A BUSINESS lecturer and student support officer at Solihull College & University Centre is opening the conversation on men’s mental health both at work and outside.
Jat Sidhu is currently leading the Men’s Mental Health Staff Network, one of the many staff groups set up to enhance inclusion and belonging.
Alongside his work at the college, Jat also volunteers for Shout (85258), a confidential text messaging support service for anyone who is struggling to cope.
Originally working in finance, Jat decided to take a career break after he and his wife had their first baby and then came to work at the college.
Four years later, and now a father to two, he hasn’t looked back.
“I love the college atmosphere and the connections I’ve built here. I’m surrounded by a supportive team and have been involved in different projects and campaigns,” he said.
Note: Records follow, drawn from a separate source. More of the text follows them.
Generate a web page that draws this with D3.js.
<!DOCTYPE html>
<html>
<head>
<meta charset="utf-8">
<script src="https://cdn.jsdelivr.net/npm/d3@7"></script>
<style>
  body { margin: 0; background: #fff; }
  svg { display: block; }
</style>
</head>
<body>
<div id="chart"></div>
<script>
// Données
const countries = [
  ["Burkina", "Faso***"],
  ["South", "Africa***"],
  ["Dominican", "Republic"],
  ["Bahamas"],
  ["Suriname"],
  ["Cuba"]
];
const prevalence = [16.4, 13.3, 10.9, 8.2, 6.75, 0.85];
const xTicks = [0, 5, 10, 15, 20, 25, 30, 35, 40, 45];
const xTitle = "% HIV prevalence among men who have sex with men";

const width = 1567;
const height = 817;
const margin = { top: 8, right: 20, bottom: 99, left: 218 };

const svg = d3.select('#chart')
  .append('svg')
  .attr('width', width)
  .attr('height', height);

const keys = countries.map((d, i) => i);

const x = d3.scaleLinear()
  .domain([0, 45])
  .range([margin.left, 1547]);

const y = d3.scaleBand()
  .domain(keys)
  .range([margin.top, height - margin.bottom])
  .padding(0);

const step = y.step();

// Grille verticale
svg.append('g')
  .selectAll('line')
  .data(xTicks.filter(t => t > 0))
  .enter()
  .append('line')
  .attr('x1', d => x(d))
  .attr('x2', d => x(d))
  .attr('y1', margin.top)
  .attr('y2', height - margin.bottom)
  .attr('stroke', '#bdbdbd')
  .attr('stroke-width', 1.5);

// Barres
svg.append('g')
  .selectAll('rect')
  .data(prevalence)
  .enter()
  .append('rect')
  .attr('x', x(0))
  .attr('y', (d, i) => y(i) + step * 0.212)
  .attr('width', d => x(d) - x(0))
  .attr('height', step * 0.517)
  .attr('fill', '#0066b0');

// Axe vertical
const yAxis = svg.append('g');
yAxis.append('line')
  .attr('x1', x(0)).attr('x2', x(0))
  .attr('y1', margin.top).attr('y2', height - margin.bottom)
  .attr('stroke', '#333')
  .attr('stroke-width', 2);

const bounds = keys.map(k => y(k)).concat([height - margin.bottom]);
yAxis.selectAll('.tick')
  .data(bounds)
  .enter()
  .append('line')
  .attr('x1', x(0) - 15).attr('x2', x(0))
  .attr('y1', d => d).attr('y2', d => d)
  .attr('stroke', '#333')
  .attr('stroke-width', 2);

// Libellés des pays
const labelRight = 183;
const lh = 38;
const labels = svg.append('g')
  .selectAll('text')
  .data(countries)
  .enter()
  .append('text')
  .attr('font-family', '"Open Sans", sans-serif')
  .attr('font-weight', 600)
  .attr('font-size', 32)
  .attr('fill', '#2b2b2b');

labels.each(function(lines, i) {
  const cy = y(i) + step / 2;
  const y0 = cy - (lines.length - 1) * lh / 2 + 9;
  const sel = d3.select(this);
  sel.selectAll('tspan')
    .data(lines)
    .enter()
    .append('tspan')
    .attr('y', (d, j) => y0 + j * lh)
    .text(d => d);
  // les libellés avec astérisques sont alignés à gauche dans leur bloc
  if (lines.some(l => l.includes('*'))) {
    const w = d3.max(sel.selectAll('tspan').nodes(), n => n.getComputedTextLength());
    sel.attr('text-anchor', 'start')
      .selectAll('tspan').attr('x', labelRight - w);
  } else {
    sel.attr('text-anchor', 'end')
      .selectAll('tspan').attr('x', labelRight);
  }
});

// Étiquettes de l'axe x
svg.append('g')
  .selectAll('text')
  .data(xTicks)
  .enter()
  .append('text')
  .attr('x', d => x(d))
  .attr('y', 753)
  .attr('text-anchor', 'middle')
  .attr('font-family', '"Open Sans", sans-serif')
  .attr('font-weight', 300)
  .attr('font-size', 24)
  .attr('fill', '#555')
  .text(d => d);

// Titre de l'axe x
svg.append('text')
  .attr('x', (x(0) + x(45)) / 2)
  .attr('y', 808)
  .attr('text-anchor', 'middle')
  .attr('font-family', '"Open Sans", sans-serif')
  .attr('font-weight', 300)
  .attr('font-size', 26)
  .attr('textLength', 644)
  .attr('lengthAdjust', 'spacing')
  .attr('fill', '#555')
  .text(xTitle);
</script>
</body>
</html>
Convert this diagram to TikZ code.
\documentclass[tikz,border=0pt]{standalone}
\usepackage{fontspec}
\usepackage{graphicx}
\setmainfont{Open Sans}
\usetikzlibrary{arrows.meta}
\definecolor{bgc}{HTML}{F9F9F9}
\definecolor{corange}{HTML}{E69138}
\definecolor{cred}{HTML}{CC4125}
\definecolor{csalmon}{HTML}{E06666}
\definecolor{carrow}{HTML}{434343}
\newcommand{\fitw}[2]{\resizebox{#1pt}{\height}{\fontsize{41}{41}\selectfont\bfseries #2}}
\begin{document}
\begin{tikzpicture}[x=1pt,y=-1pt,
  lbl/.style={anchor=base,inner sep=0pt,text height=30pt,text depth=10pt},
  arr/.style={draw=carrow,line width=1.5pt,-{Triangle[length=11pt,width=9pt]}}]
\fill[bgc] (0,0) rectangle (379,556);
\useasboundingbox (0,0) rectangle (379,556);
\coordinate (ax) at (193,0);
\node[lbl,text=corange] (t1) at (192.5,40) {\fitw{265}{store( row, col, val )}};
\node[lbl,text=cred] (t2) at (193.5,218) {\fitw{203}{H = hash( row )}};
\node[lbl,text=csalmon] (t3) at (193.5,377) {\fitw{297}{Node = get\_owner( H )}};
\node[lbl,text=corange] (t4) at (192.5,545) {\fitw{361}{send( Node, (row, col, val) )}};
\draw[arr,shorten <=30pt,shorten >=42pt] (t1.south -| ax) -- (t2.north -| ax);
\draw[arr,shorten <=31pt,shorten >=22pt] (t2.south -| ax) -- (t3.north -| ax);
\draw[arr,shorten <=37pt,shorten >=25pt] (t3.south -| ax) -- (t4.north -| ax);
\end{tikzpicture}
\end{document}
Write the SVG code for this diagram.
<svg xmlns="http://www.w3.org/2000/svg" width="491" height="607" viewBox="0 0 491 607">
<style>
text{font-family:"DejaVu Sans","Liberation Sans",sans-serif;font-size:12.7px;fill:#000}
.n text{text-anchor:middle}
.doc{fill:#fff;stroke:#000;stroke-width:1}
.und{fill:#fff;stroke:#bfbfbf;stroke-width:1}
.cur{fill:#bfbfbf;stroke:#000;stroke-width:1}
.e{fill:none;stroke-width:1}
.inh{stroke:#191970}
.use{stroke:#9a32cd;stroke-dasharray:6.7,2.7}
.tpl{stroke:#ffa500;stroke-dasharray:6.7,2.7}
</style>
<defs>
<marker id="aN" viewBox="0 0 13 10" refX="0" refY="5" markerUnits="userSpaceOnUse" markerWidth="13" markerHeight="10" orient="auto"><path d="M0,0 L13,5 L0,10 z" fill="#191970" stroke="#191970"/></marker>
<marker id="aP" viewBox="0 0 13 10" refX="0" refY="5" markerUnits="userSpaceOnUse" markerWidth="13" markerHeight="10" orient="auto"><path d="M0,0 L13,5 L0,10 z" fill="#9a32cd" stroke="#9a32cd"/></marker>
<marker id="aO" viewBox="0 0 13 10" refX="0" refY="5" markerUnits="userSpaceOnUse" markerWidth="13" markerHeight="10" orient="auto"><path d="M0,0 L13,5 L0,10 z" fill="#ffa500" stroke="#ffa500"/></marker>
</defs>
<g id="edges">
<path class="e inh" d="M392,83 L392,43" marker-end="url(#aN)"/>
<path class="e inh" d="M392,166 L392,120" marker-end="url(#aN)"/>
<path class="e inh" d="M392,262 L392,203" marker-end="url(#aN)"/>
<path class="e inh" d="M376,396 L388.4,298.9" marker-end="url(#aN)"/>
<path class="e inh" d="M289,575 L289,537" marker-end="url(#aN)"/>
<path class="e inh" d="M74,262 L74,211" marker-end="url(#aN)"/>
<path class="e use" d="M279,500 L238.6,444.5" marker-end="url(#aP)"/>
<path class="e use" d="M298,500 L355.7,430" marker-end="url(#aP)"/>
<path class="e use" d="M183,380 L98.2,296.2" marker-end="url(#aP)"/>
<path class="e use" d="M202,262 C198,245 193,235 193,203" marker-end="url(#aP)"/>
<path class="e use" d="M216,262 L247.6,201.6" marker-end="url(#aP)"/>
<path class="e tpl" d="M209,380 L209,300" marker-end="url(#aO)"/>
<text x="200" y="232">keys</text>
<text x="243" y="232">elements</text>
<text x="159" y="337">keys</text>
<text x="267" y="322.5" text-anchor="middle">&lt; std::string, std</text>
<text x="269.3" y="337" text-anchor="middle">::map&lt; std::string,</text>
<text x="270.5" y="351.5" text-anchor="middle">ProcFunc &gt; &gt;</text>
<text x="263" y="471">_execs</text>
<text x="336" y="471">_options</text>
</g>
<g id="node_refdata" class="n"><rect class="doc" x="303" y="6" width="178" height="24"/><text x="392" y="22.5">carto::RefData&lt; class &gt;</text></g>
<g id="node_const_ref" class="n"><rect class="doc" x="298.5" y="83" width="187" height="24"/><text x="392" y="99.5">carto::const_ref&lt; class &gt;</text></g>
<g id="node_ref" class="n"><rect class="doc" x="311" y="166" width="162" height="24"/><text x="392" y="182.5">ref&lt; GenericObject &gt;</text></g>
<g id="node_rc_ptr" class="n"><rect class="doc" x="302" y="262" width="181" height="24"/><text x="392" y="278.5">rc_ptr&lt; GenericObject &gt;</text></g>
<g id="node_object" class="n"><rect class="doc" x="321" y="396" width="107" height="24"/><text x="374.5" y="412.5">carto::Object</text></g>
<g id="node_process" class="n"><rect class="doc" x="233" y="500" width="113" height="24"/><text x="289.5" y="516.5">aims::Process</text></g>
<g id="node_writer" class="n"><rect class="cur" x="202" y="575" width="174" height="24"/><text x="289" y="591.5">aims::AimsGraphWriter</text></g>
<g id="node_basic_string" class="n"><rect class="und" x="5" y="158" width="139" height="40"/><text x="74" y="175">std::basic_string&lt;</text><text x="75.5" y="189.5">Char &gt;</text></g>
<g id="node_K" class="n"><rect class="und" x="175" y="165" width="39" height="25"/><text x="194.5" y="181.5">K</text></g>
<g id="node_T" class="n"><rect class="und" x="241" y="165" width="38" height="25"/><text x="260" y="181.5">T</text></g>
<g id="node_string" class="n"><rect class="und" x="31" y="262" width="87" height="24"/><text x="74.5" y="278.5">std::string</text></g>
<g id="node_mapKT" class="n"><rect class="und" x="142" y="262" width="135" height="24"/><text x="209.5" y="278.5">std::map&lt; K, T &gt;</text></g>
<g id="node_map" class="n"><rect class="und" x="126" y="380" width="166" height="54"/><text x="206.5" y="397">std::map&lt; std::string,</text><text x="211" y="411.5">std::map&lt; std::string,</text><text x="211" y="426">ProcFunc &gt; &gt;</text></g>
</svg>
As well as volunteering for Shout, Jat is involved in a range of mental health charities and fundraising activities.
“As a male, I am aware of the stigma around mental health in men and within the wider South Asian community.
“I believe through open conversations we can get to a place where future generations don’t face the same barriers when expressing their challenges.”
It’s informed his work with Shout.
“I wanted to do something bigger. I have learnt as a father, and through my various careers, the challenges that we all face mentally but something we may not always include in common conversation.
“This is what drove me to volunteer for Shout, it was a chance for me to give back and highlight that mental health matters.
“After completing their training programme, I am now in a position where I can offer others support.”
Jat then began leading the Men’s Mental Health Staff Network at the college.
“I feel my role helps me understand students better thus making me a more empathetic teacher but also a more caring colleague.
“It’s about creating that inclusive environment and destigmatising men’s mental health.”